== The data

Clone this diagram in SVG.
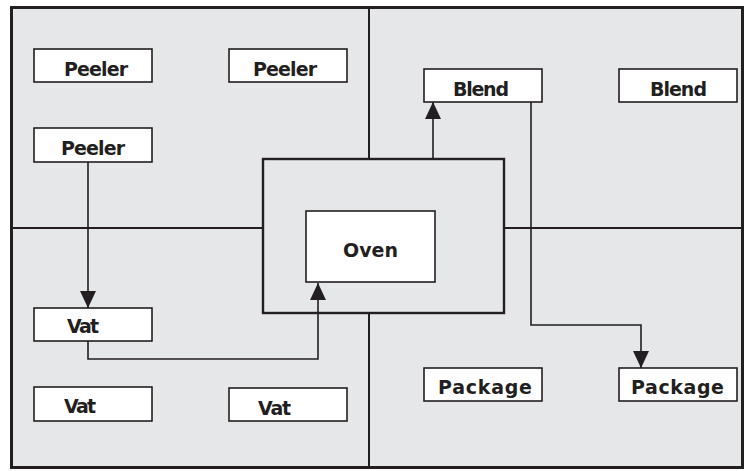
<svg xmlns="http://www.w3.org/2000/svg" width="754" height="471" viewBox="0 0 754 471">
<style>
.node rect{fill:#fff;stroke:#231f20;stroke-width:1.6}
.node text{font-family:"DejaVu Sans",sans-serif;font-size:19px;font-weight:bold;fill:#231f20;text-anchor:middle}
.div{stroke:#231f20;stroke-width:2;fill:none}
.conn path{stroke:#231f20;stroke-width:1.6;fill:none;marker-end:url(#arr)}
</style>
<defs>
<marker id="arr" viewBox="0 0 17 16" refX="17" refY="8" markerWidth="17" markerHeight="16" markerUnits="userSpaceOnUse" orient="auto">
<path d="M0,0 L17,8 L0,16 Z" fill="#231f20"/>
</marker>
</defs>
<rect x="0" y="0" width="754" height="471" fill="#fff"/>
<g id="floor">
<rect x="11.5" y="7.5" width="731" height="460" fill="#e6e7e8" stroke="#231f20" stroke-width="3"/>
<line class="div" x1="369" y1="7" x2="369" y2="159"/>
<line class="div" x1="369" y1="313" x2="369" y2="468"/>
<line class="div" x1="12" y1="228" x2="263" y2="228"/>
<line class="div" x1="504" y1="228" x2="742" y2="228"/>
<rect x="263" y="159" width="241" height="154" fill="#e6e7e8" stroke="#231f20" stroke-width="2.4"/>
</g>
<g id="oven" class="node"><rect x="306" y="211" width="129" height="71"/><text x="370.5" y="257" textLength="55">Oven</text></g>
<g id="peeler1" class="node"><rect x="34" y="49" width="118" height="33"/><text x="96" y="76" textLength="64">Peeler</text></g>
<g id="peeler2" class="node"><rect x="229" y="49" width="118" height="33"/><text x="285" y="76" textLength="64">Peeler</text></g>
<g id="peeler3" class="node"><rect x="34" y="128" width="118" height="34"/><text x="93" y="155" textLength="64">Peeler</text></g>
<g id="blend1" class="node"><rect x="424" y="69" width="118" height="33"/><text x="481" y="96" textLength="56">Blend</text></g>
<g id="blend2" class="node"><rect x="619" y="69" width="118" height="33"/><text x="678.5" y="96" textLength="57">Blend</text></g>
<g id="vat1" class="node"><rect x="34" y="308" width="118" height="33"/><text x="83" y="333" textLength="32">Vat</text></g>
<g id="vat2" class="node"><rect x="34" y="387" width="118" height="34"/><text x="80" y="413" textLength="32">Vat</text></g>
<g id="vat3" class="node"><rect x="229" y="388" width="118" height="33"/><text x="274.5" y="415" textLength="33">Vat</text></g>
<g id="package1" class="node"><rect x="424" y="368" width="118" height="33"/><text x="485" y="394" textLength="94">Package</text></g>
<g id="package2" class="node"><rect x="619" y="368" width="118" height="33"/><text x="677.5" y="394" textLength="93">Package</text></g>
<g id="connectors" class="conn">
<path d="M88,162 V308"/>
<path d="M88,341 V359 H318 V283"/>
<path d="M433,159 V102"/>
<path d="M531,102 V325 H641 V368"/>
</g>
</svg>
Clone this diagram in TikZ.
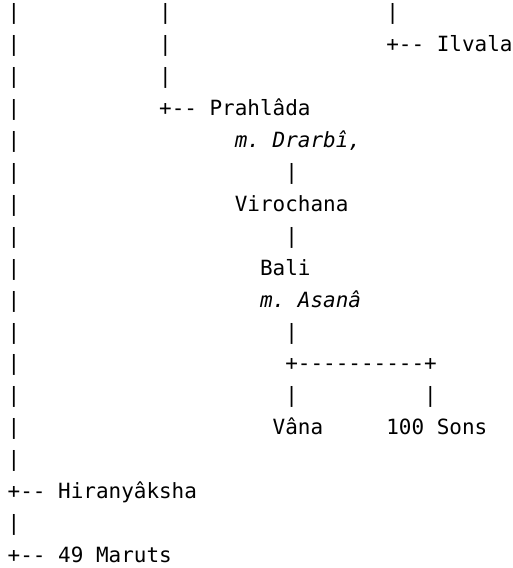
\documentclass[tikz,border=0pt]{standalone}
\usepackage{fontspec}
\setmonofont{DejaVu Sans Mono}
\newcommand\asciifont{\ttfamily\fontsize{21.04pt}{32bp}\selectfont}
\tikzset{
  x=1bp, y=-1bp,
  ascii/.style={anchor=base west, inner sep=0pt, outer sep=0pt, font=\asciifont, text=black},
  asciiit/.style={ascii, font=\asciifont\itshape}
}
% name, column, row, text
\newcommand\asc[4]{\node[ascii] (#1) at ({7.7+12.62*#2},{20+31.9*(#3-1)}) {#4};}
\newcommand\asci[4]{\node[asciiit] (#1) at ({7.7+12.62*#2},{20+31.9*(#3-1)}) {#4};}
\begin{document}
\begin{tikzpicture}
\fill[white] (0,0) rectangle (513,568);
\useasboundingbox (0,0) rectangle (513,568);
% left trunk
\asc{t1}{0}{1}{|}
\asc{t2}{0}{2}{|}
\asc{t3}{0}{3}{|}
\asc{t4}{0}{4}{|}
\asc{t5}{0}{5}{|}
\asc{t6}{0}{6}{|}
\asc{t7}{0}{7}{|}
\asc{t8}{0}{8}{|}
\asc{t9}{0}{9}{|}
\asc{t10}{0}{10}{|}
\asc{t11}{0}{11}{|}
\asc{t12}{0}{12}{|}
\asc{t13}{0}{13}{|}
\asc{t14}{0}{14}{|}
\asc{t15}{0}{15}{|}
\asc{hir}{0}{16}{+-- Hiranyâksha}
\asc{t17}{0}{17}{|}
\asc{mar}{0}{18}{+-- 49 Maruts}
% second branch
\asc{s1}{12}{1}{|}
\asc{s2}{12}{2}{|}
\asc{s3}{12}{3}{|}
\asc{pra}{12}{4}{+-- Prahlâda}
% Ilvala branch
\asc{i1}{30}{1}{|}
\asc{ilv}{30}{2}{+-- Ilvala}
% descendants
\asci{dra}{18}{5}{m. Drarbî,}
\asc{d6}{22}{6}{|}
\asc{vir}{18}{7}{Virochana}
\asc{d8}{22}{8}{|}
\asc{bal}{20}{9}{Bali}
\asci{asa}{20}{10}{m. Asanâ}
\asc{d11}{22}{11}{|}
\asc{fork}{22}{12}{+----------+}
\asc{d13a}{22}{13}{|}
\asc{d13b}{33}{13}{|}
\asc{van}{21}{14}{Vâna}
\asc{son}{30}{14}{100 Sons}
\end{tikzpicture}
\end{document}
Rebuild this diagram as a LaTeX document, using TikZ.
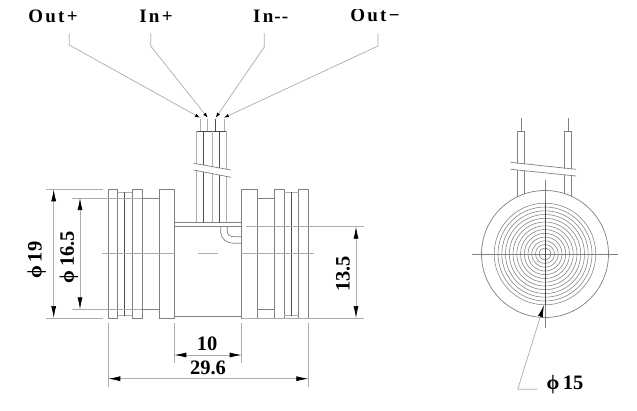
\documentclass[tikz,border=0pt]{standalone}
\usepackage{fontspec}
\setmainfont{Liberation Serif}
\usetikzlibrary{arrows.meta}
\definecolor{ln}{gray}{0.5}
\definecolor{lnl}{gray}{0.68}
\definecolor{lnd}{gray}{0.3}
\tikzset{
 part/.style={draw=ln,line width=0.7pt},
 thin part/.style={draw=lnl,line width=0.7pt},
 dark part/.style={draw=lnd,line width=1pt},
 dimline/.style={draw=lnl,line width=0.7pt},
 dimarrow/.style={draw=lnl,line width=0.7pt,{Latex[length=12pt,width=5pt,color=black]}-{Latex[length=12pt,width=5pt,color=black]}},
 leader/.style={draw=lnl,line width=0.7pt},
 lead tip/.style={-{Latex[length=5pt,width=3.5pt,color=black]}},
 ring/.style={draw=ln,line width=0.55pt},
 lbl/.style={font=\bfseries\fontsize{19}{19}\selectfont,text=black,inner sep=0pt},
 dimtxt/.style={font=\bfseries\fontsize{20.5}{20.5}\selectfont,text=black,inner sep=0pt},
}
\begin{document}
\begin{tikzpicture}[x=1pt,y=-1pt]
\useasboundingbox (0,0) rectangle (637,410);
\fill[white] (0,0) rectangle (637,410);
% coordinates
\coordinate (o1) at (69.3,33.3); \coordinate (o1b) at (69.3,45); \coordinate (o1t) at (200,117.7);
\coordinate (i1) at (150.7,33.3); \coordinate (i1b) at (150.7,46); \coordinate (i1t) at (207.7,117.7);
\coordinate (i2) at (264.3,33.3); \coordinate (i2b) at (264.3,47); \coordinate (i2t) at (215.7,117.7);
\coordinate (o2) at (378,33.3); \coordinate (o2b) at (378,46); \coordinate (o2t) at (224,117.7);
% labels
\node[lbl] (lo1) at (53,16.5) {O\kern2.3pt u\kern2.3pt t\kern2.3pt +};
\node[lbl] (li1) at (156,16.5) {I\kern2.3pt n\kern2.3pt +};
\node[lbl] (li2) at (270.7,16.5) {I\kern2.3pt n\kern1pt -\kern1pt -};
\node[lbl] (lo2) at (375,15) {O\kern2.3pt u\kern2.3pt t\kern2.3pt −};
\fill[white] (345,0) rectangle (410,8.5);
% leaders
\draw[leader,lead tip] (o1)--(o1b)--(o1t);
\draw[leader,lead tip] (i1)--(i1b)--(i1t);
\draw[leader,lead tip] (i2)--(i2b)--(i2t);
\draw[leader,lead tip] (o2)--(o2b)--(o2t);
% wires
\foreach \x/\c in {200/lnl,207.7/lnl,215.7/lnd,224/lnl}{\draw[draw=\c,line width=0.8pt] (\x,119)--(\x,131);}
% tubes
\draw[draw=lnd,line width=0.9pt] (196.7,131)--(226.7,131);
\foreach \x/\c/\w in {196.7/lnl/0.7,203.7/lnd/1,212/lnl/0.7,219.7/lnd/1,226.7/lnl/0.7}{
 \draw[draw=\c,line width=\w pt] (\x,131)--(\x,{163.3+(\x-193.7)*6.7/37.3});
 \draw[draw=\c,line width=\w pt] (\x,{170+(\x-193.7)*7.3/37.3})--(\x,222.7);
}
\draw[part] (193.7,163.3)--(231,170);
\draw[part] (193.7,170)--(231,177.3);
% flanges
\foreach \a/\b in {108.3/117.7,132/142.3,159/174.3,241.7/257.3,274.3/284.3,298.7/308.3}{
 \draw[part] (\a,189.3) rectangle (\b,318);
}
% grooves
\draw[thin part] (117.7,192)--(132,192) (117.7,315.5)--(132,315.5);
\draw[thin part] (284.3,192)--(298.7,192) (284.3,315.5)--(298.7,315.5);
\draw[dark part] (124.7,192)--(124.7,315.5);
\draw[dark part] (291,192)--(291,315.5);
% necks
\draw[part] (142.3,198)--(159,198) (142.3,309.3)--(159,309.3);
\draw[part] (257.3,198)--(274.3,198) (257.3,309.3)--(274.3,309.3);
% body
\draw[part] (174.3,222.7)--(241.7,222.7);
\draw[part] (174.3,226.7)--(241.7,226.7);
\draw[part] (174.3,316.5)--(241.7,316.5);
% elbow
\draw[part] (220.7,226.7)--(220.7,232) .. controls (220.7,239) and (227,243.3) .. (234,243.3)--(241.7,243.3);
\draw[part] (227.3,226.7)--(227.3,231) .. controls (227.3,235) and (230,236.7) .. (234,236.7)--(241.7,236.7);
% centre lines
\draw[dimline] (101.7,253.3)--(175,253.3);
\draw[dimline] (197.7,253.3)--(218,253.3);
\draw[dimline] (240.7,253.3)--(314.3,253.3);
% dim phi19
\draw[dimline] (46,189.3)--(103,189.3) (46,318)--(103,318);
\draw[dimarrow] (53.7,189.3)--(53.7,318);
\node[dimtxt,rotate=90] (d19) at (36.7,260) {ϕ\,19};
% dim phi16.5
\draw[dimline] (72,198)--(142.3,198) (72,309.3)--(142.3,309.3);
\draw[dimarrow] (80,198)--(80,309.3);
\node[dimtxt,rotate=90] (d165) at (69,257) {ϕ\,16.5};
% dim 13.5
\draw[dimline] (246,226.7)--(364,226.7) (241.7,318)--(364,318);
\draw[dimarrow] (356,226.7)--(356,318);
\node[dimtxt,rotate=90] (d135) at (343,274) {13.5};
% dim 10
\draw[dimline] (174.3,323)--(174.3,363) (241.7,323)--(241.7,363);
\draw[dimarrow] (174.3,355)--(241.7,355);
\node[dimtxt] (d10) at (207,344) {10};
% dim 29.6
\draw[dimline] (108.3,323)--(108.3,386.7) (308.3,323)--(308.3,386.7);
\draw[dimarrow] (108.3,378.7)--(308.3,378.7);
\node[dimtxt] (d296) at (208,368) {29.6};
% right view
\coordinate (c) at (545,254);
\draw[part] (c) circle (63.5);
\foreach \r in {5.8,9.5,13.2,17,20.7,24.5,28.2,32,35.7,39.5,43.2,47,50.8}{\draw[ring] (c) circle (\r);}
\draw[part] (472.3,254)--(618.3,254);
\draw[part] (545,180)--(545,203);
\draw[dark part] (545,203)--(545,305);
\draw[part] (545,305)--(545,328.3);
\draw[part] (517.7,196.7)--(517.7,131.3)--(524,131.3)--(524,194);
\draw[part] (564.7,193.6)--(564.7,131.3)--(571,131.3)--(571,196);
\draw[part] (521,118)--(521,131.3) (568,118)--(568,131.3);
\fill[white] (510.7,162.8) -- (576,169.8) -- (576,176) -- (510.7,169.3) -- cycle;
\draw[part] (510.7,162.3)--(576,169.3);
\draw[part] (510.7,169.3)--(576,176);
\coordinate (ltip) at (544,305);
\coordinate (lknee) at (517.7,389.3);
\coordinate (lend) at (537.3,389.3);
\draw[leader,-{Latex[length=12pt,width=5pt,color=black]}] (lend)--(lknee)--(ltip);
\node[dimtxt] (d15) at (565,385) {ϕ\,15};
\end{tikzpicture}
\end{document}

====

Brief –
Copy every single line of the material above that holds "this".

Exercise answer –
Clone this diagram in SVG.
Clone this diagram in TikZ.
Rebuild this diagram as a LaTeX document, using TikZ.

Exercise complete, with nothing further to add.